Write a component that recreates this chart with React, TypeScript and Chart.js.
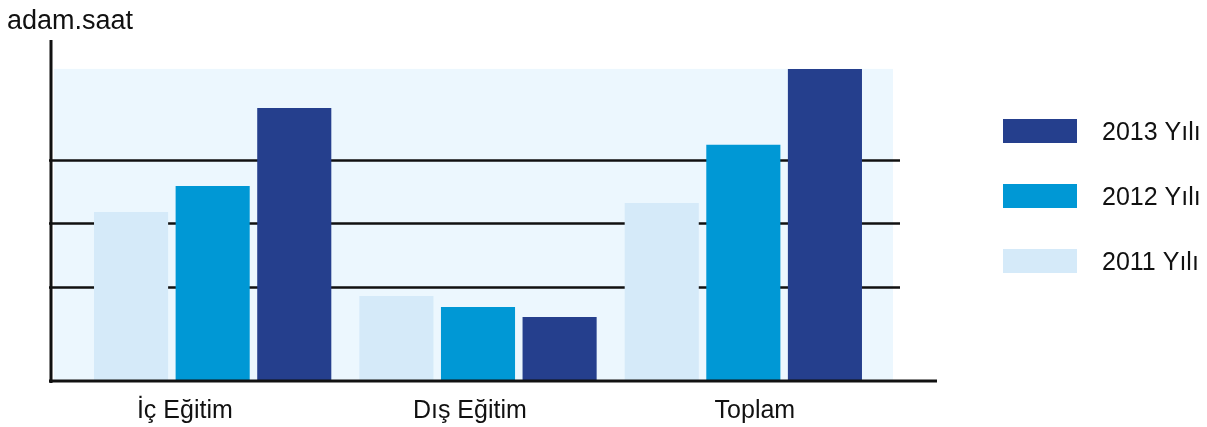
import React, { useEffect, useRef } from "react";
import { Chart, registerables } from "chart.js";

Chart.register(...registerables);

const categories = ["İç Eğitim", "Dış Eğitim", "Toplam"];
const series2011 = [5350, 2710, 5640];
const series2012 = [6170, 2360, 7470];
const series2013 = [8630, 2050, 9860];
const seriesLabels = ["2011 Yılı", "2012 Yılı", "2013 Yılı"];
const gridValues = [3000, 5000, 7000];
const yMax = 10770;
const yTitle = "adam.saat";

const COLORS = ["#d5eaf9", "#0098d5", "#253f8d"];
const BG = "#ecf7fe";
const FONT = '"Liberation Sans", Arial, Helvetica, sans-serif';

const decorPlugin = {
  id: "decor",
  beforeDatasetsDraw(chart: any) {
    const { ctx, chartArea, scales } = chart;
    const y = scales.y;
    const maxVal = Math.max(...series2011, ...series2012, ...series2013);
    ctx.save();
    ctx.fillStyle = BG;
    const bgTop = y.getPixelForValue(maxVal);
    ctx.fillRect(chartArea.left - 26, bgTop, chartArea.right + 17 - (chartArea.left - 26), chartArea.bottom - bgTop);
    ctx.strokeStyle = "#111";
    ctx.lineWidth = 2.5;
    for (const v of gridValues) {
      const py = Math.round(y.getPixelForValue(v)) + 0.5;
      ctx.beginPath();
      ctx.moveTo(chartArea.left - 31, py);
      ctx.lineTo(chartArea.right + 24, py);
      ctx.stroke();
    }
    ctx.restore();
  },
  afterDatasetsDraw(chart: any) {
    const { ctx, chartArea } = chart;
    ctx.save();
    ctx.strokeStyle = "#111";
    ctx.lineWidth = 3;
    ctx.beginPath();
    ctx.moveTo(chartArea.left - 29, chartArea.top);
    ctx.lineTo(chartArea.left - 29, chartArea.bottom + 1);
    ctx.stroke();
    ctx.beginPath();
    ctx.moveTo(chartArea.left - 31, chartArea.bottom - 1);
    ctx.lineTo(chartArea.right + 61, chartArea.bottom - 1);
    ctx.stroke();
    ctx.fillStyle = "#111";
    ctx.textBaseline = "alphabetic";
    ctx.textAlign = "left";
    ctx.font = `27px ${FONT}`;
    ctx.fillText(yTitle, 7, 29);
    ctx.font = `25px ${FONT}`;
    const ds = chart.data.datasets;
    for (let k = 0; k < ds.length; k++) {
      const d = ds[ds.length - 1 - k];
      const top = 119 + k * 65;
      ctx.fillStyle = d.backgroundColor;
      ctx.fillRect(1003, top, 74, 24);
      ctx.fillStyle = "#111";
      ctx.fillText(d.label, 1102, top + 21);
    }
    ctx.restore();
  },
};

export default function App() {
  const ref = useRef<HTMLCanvasElement>(null);
  useEffect(() => {
    document.body.style.margin = "0";
    const chart = new Chart(ref.current!, {
      type: "bar",
      data: {
        labels: categories,
        datasets: [series2011, series2012, series2013].map((d, i) => ({
          label: seriesLabels[i],
          data: d,
          backgroundColor: COLORS[i],
          borderWidth: 0,
          categoryPercentage: 0.9226,
          barPercentage: 0.908,
          xAxisID: "x",
        })),
      },
      options: {
        animation: false,
        responsive: false,
        maintainAspectRatio: false,
        layout: { padding: { left: 80, right: 331, top: 40, bottom: 1 } },
        plugins: {
          legend: { display: false },
          tooltip: { enabled: false },
          title: { display: false },
        },
        scales: {
          x: { type: "category", display: false, offset: true },
          xl: {
            type: "linear",
            position: "bottom",
            offset: false,
            bounds: "data",
            min: -0.3678,
            max: 2.425,
            afterBuildTicks: (axis: any) => {
              axis.ticks = categories.map((_, i) => ({ value: i }));
            },
            afterFit: (axis: any) => {
              axis.height = 44;
            },
            grid: { display: false, drawTicks: false, offset: false },
            border: { display: false },
            ticks: {
              padding: 14,
              color: "#111",
              font: { family: FONT, size: 25 },
              callback: (v: any) => categories[v] ?? "",
              maxRotation: 0,
              autoSkip: false,
            },
          },
          y: {
            display: false,
            min: 0,
            max: yMax,
          },
        },
      },
      plugins: [decorPlugin],
    });
    return () => chart.destroy();
  }, []);
  return (
    <div style={{ width: 1207, height: 427 }}>
      <canvas ref={ref} width={1207} height={427} style={{ display: "block" }} />
    </div>
  );
}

---------------

- **What you are asked to do**
Give again, word for word, every line from the top of the data through the line with "Arial, Helvetica, sans-serif';", both ends included, and exclude the pictures.

- **Task answer**
Write a component that recreates this chart with React, TypeScript and Chart.js.
import React, { useEffect, useRef } from "react";
import { Chart, registerables } from "chart.js";

Chart.register(...registerables);

const categories = ["İç Eğitim", "Dış Eğitim", "Toplam"];
const series2011 = [5350, 2710, 5640];
const series2012 = [6170, 2360, 7470];
const series2013 = [8630, 2050, 9860];
const seriesLabels = ["2011 Yılı", "2012 Yılı", "2013 Yılı"];
const gridValues = [3000, 5000, 7000];
const yMax = 10770;
const yTitle = "adam.saat";

const COLORS = ["#d5eaf9", "#0098d5", "#253f8d"];
const BG = "#ecf7fe";
const FONT = '"Liberation Sans", Arial, Helvetica, sans-serif';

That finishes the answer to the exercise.